Weighing in these dueling VoIP phone systems.
Without a phone system or hosted service, VoIP phones are just attractive hardware. The IP PBX or VoIP phone system (there are a lot of names for the same thing) is what provides the VoIP phone with, well, VoIP! An acronym for “Voice over Internet Protocol.”
Having an on-premise IP PBX means that all of the phone system’s hardware is based at your location. A hosted solution means that all of the PBX hardware (except the phones and other endpoints) is at the service provider’s location and you pay to access it through your phone and endpoints.
There are gives and takes, and pros and cons of both methods.
Snapshot of On-Premise vs. Hosted Benefits
An on-premise phone system is ideal for 50 or more users, which will inevitably have different telephony requirements; while a hosted VoIP service may be more beneficial to smaller groups with a more centralized set of telephony requirements.
Round 1: Management, Maintenance & Customization
With an on-premise solution, you have complete control over the appliances, the hardware, the software and everything else related to the phone system. After paying for the phone system, the only required fees are the SIP lines, digital lines or PSTN lines that bring telephony to the PBX.
Potential long-term fees that on-premise phone systems encounter are maintenance and management charges. Customizing the phone system through expansion modules and other options can add up too.
A VoIP service provider, on the other hand, assumes complete responsibility for all of the phone system’s components. This means that they have to pay for maintenance and telephony charges, and you never have to worry about keeping the phone system up to date.
Customization options and how much control you have over the system may be limited, however. What the service provider has is what you get.
Round 2: Scaling the System
Businesses grow, make cuts and do everything in-between. Scaling an on-premise phone system is not always easy. The hardware largely determines how many users can access the phone system.
Before purchasing a phone system, it is important to consider how many users will need to be supported by it—both now and in the future.
A hosted VoIP service has many servers and phone systems in one data center (or however they set it up). To add more users, you just pay for another SIP extension. To remove a user, you terminate the SIP extension. It’s very easy to scale a hosted service.
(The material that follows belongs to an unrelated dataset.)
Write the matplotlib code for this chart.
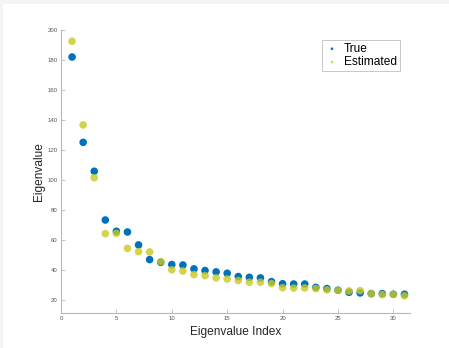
import matplotlib
matplotlib.use("Agg")
import matplotlib.pyplot as plt
import numpy as np
from matplotlib.patches import Rectangle

plt.rcParams["font.family"] = ["Liberation Sans", "DejaVu Sans"]

# eigenvalue index 1..31
index = list(range(1, 32))
true_vals = [182.0, 125.1, 105.8, 73.3, 65.8, 65.3, 56.7, 46.9, 45.1, 43.6,
             43.3, 40.7, 39.6, 38.7, 37.8, 35.6, 35.1, 34.7, 32.2, 30.8,
             30.6, 30.6, 28.4, 27.6, 26.5, 25.1, 24.7, 24.2, 24.2, 23.8, 23.8]
est_vals = [192.5, 136.7, 101.5, 64.2, 64.4, 54.4, 52.2, 52.0, 45.6, 40.1,
            39.3, 36.9, 36.2, 34.7, 34.0, 32.9, 31.8, 31.8, 30.9, 28.1,
            27.9, 28.0, 27.6, 26.7, 26.3, 26.0, 26.2, 24.2, 23.5, 23.7, 22.7]
xticks = [0, 5, 10, 15, 20, 25, 30]
yticks = [20, 40, 60, 80, 100, 120, 140, 160, 180, 200]

blue = "#0072BD"
yellow = "#C9C920"
axis_grey = "#b8b8b8"
tick_grey = "#555555"

fig = plt.figure(figsize=(4.49, 3.48), dpi=100)
fig.patch.set_facecolor("white")

# light grey page frame (screenshot border)
fig.patches.append(Rectangle((0, 1 - 4 / 348), 1, 4 / 348, transform=fig.transFigure,
                             facecolor="#f4f4f4", edgecolor="none", zorder=0))
fig.patches.append(Rectangle((0, 0), 3 / 449, 1, transform=fig.transFigure,
                             facecolor="#f4f4f4", edgecolor="none", zorder=0))

ax = fig.add_axes([61 / 449, 1 - 313 / 348, (410 - 61) / 449, (313 - 30) / 348])

ax.scatter(index, true_vals, s=30, color=blue, edgecolors="none", label="True", zorder=3)
ax.scatter(index, est_vals, s=30, color=yellow, alpha=0.8, edgecolors="none",
           label="Estimated", zorder=4)

ax.set_xlim(0, 31.5)
ax.set_ylim(11.3, 200)
ax.set_xticks(xticks)
ax.set_yticks(yticks)

for side in ("top", "right"):
    ax.spines[side].set_visible(False)
for side in ("left", "bottom"):
    ax.spines[side].set_color(axis_grey)
    ax.spines[side].set_linewidth(0.8)
ax.tick_params(direction="in", length=3, width=0.6, color=axis_grey,
               labelsize=4.3, labelcolor=tick_grey, pad=2.5)

ax.set_xlabel("Eigenvalue Index", fontsize=8.6, color="#262626", labelpad=3)
ax.set_ylabel("Eigenvalue", fontsize=8.6, color="#262626", labelpad=2)

leg = ax.legend(loc="upper right", bbox_to_anchor=(0.971, 0.965), borderaxespad=0,
                fontsize=8.6, markerscale=0.35, handletextpad=0.4, borderpad=0.25,
                labelspacing=0.1, handlelength=1.2, fancybox=False, framealpha=1)
leg.get_frame().set_edgecolor("#c8c8c8")
leg.get_frame().set_linewidth(0.7)

fig.savefig("out.png", dpi=100)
Round 3: Connection Types & Failovers
Let’s say you have a PSTN that has provided your business with telephony, but you want VoIP. An on-premise phone system might have bays that support expansion modules. These modules can include FXO ports that go to your PSTN, or Ethernet ports that connect to SIP trunks. Expansion modules with PRI ports can also integrate a digital telephony source into your phone system.
Building this kind of hybrid environment lets your business gradually migrate to a full VoIP solution, rather than paying all of the costs upfront.
A hosted VoIP solution is entirely IP-based. There is no connection type besides your phone’s connection to the Internet, where it interacts with and accesses the hosted VoIP service.
An on-premise phone system also allows you to easily switch to a PSTN failover line should the primary VoIP solution stop functioning. With a hosted service, switching to a PSTN failover can require a bit more manual labor.
The Decision
An on-premise VoIP phone system offers complete control, but you pay more initial costs. Long-term expenses can add up, but if you’re tech savvy, the long-term maintenance expenses are largely reduced.
The return of investment on an on-premise PBX comes with the level of control you receive and how you use it. Customizing the system to your business’ specific requirements and not having to pay any monthly fees (minus telephony access) can be incredibly beneficial.
Hosted VoIP services let someone else do the work. Save your time and focus on what’s important, which is your business. Also, the monthly fees can be very reasonable if you shop for them.
Some VoIP service providers will offer options that are only available on enterprise-class phone systems. Paying for monthly service can be a lot more affordable than paying for a beefy phone system, and returns the investment by giving you access to otherwise very pricey features.
In the end, the choice is up to what your organization is willing to pay, what level of scalability and management it wants, and how many users or employees it has. Neither solution is better than the other or gets to be called the winner—the business that takes time to do a little research and actually weigh the options, rather than just jumping in, deserves that title.
Phone systems have come a long way since operators used to move lines around on a switchboard. Phones have come a long ways too, using something called the “Internet” to communicate, which wasn’t even a word when Alexander Graham Bell became famous.
Many on-premise and hosted phone systems offer a modern version of the switchboard. Now it is a graphic user interface that appears on the user’s computer, with access to applications like Google Maps and Caller ID to show every little detail about the caller before the phone is even answered.
Telecommunications have come far. The phone system is the size of a small box, when at one time it was the size of a meeting room. Leveraging VoIP technology with your business can have tremendous rewards in ways that can’t be documented in a single blog post. Choosing the right phone system is one of the first steps.